The Montana special election is a chance for Berniecrats to show they can compete


On the eve of Montana's special election, Republican candidate Greg Gianforte allegedly assaulted Guardian political reporter Ben Jacobs at a campaign event in Bozeman. An audio recording of the incident, along with witness accounts from several Fox News journalists who were present at the event, paint a damning picture for Gianforte. By Thursday morning, he had been charged by local police with misdemeanor assault, and three major Montana newspapers had rescinded their endorsements of Gianforte.

Some have already begun to speculate that the incident will cost Gianforte an election that, by all accounts, Republicans should have run away with, while others think a handful of factors indicate that the violent outburst could have little effect on the race.

That the race was this close in the first place, though, has little to do with Gianforte and everything to do with the politics of his opponent, country-folk singer Rob Quist. 

Quist has run in red Montana as an unabashed progressive and Bernie Sanders-style populist Democrat. These politics have presented Quist with a new way to be competitive: Whereas, in the most prominent special election so far this year, the Democratic candidate focused on attacking President Donald Trump, Quist is instead centering his campaign on his populist progressive message. That he's been able to draw close in the polls and stands a shot at winning suggests Quist's tack is working, laying a model for other Democrats around the country trying to compete in red states and districts.

Several weeks ago Gianforte was heavily favored to win Montana's at-large district, where Trump won by more than 20 points and where former-Representative-turned-Interior-Secretary Ryan Zinke handily won reelection by 16 points. 

But in the final week before the election — long before Gianforte had been accused of attacking anyone — the race narrowed considerably, with Quist just 2 to 4 points behind Gianforte in some internal polling.

Some outlets attributed the closing gap to the Trump administration's terrible week of rolling crises and revelations that hurt Gianforte by proxy.
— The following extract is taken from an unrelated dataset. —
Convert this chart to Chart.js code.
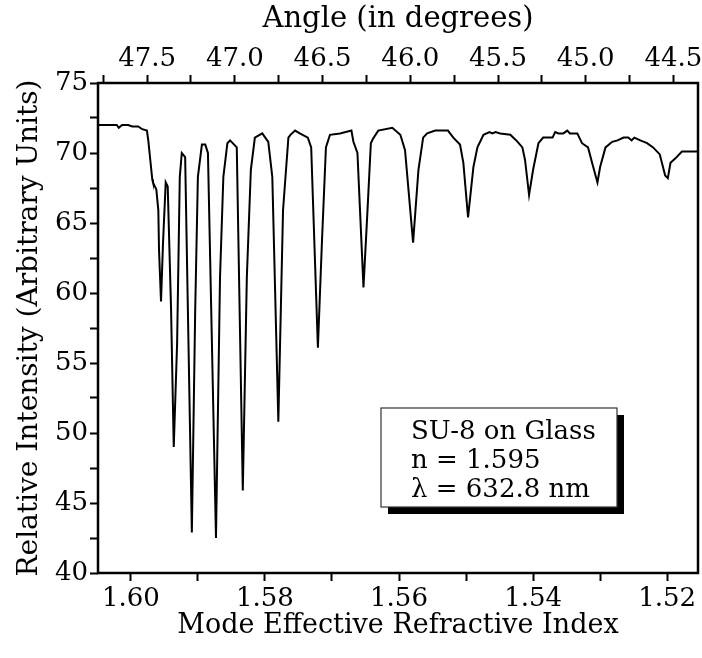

But on the ground in Montana, the Quist has been waging a campaign that is less focused on Trump and more focused on a populist progressive agenda.

From the beginning of his campaign Quist focused his message on economic populism, making a case for a single payer health care system and arguing that the Republican health care plan is "is merely a tax break for the super-rich."

In the final stretch of the campaign Quist toured the state with former presidential candidate Sen. Bernie Sanders (I-Vt.) railing against the "billionaire class."

"You want to hear a crazy radical idea that Rob has? This is really a radical idea. We should have a government that represents all of us, not just the billionaire class," Sanders told a crowd at the local civic center in Butte, Montana.

In a rally on Monday, right after what was arguably Trump's worst week in office, Quist reportedly did not even mention the president's name focusing instead on issues he felt affected Montana voters more directly.

In fact, in the moment when Gianforte allegedly assaulted Jacobs, he had been trying to avoid a question about the AHCA. Gianforte had previously dodged questions about the AHCA saying he would wait until the final score came out from the Congressional Budget Office before making a decision. But privately, he reportedly told a group of donors that he was relieved the bill had passed the House.

On Wednesday, the CBO released their final score on the bill, with just hours until the polls opened across Montana. Jacobs was pressing Gianforte on his promise to make a decision following the vote when Gianforte grew frustrated and allegedly slammed Jacobs to the ground, breaking the reporter's glasses.

If Quist manages to beat Gianforte on Thursday, it will be because his populist progressive agenda brought him within striking distance.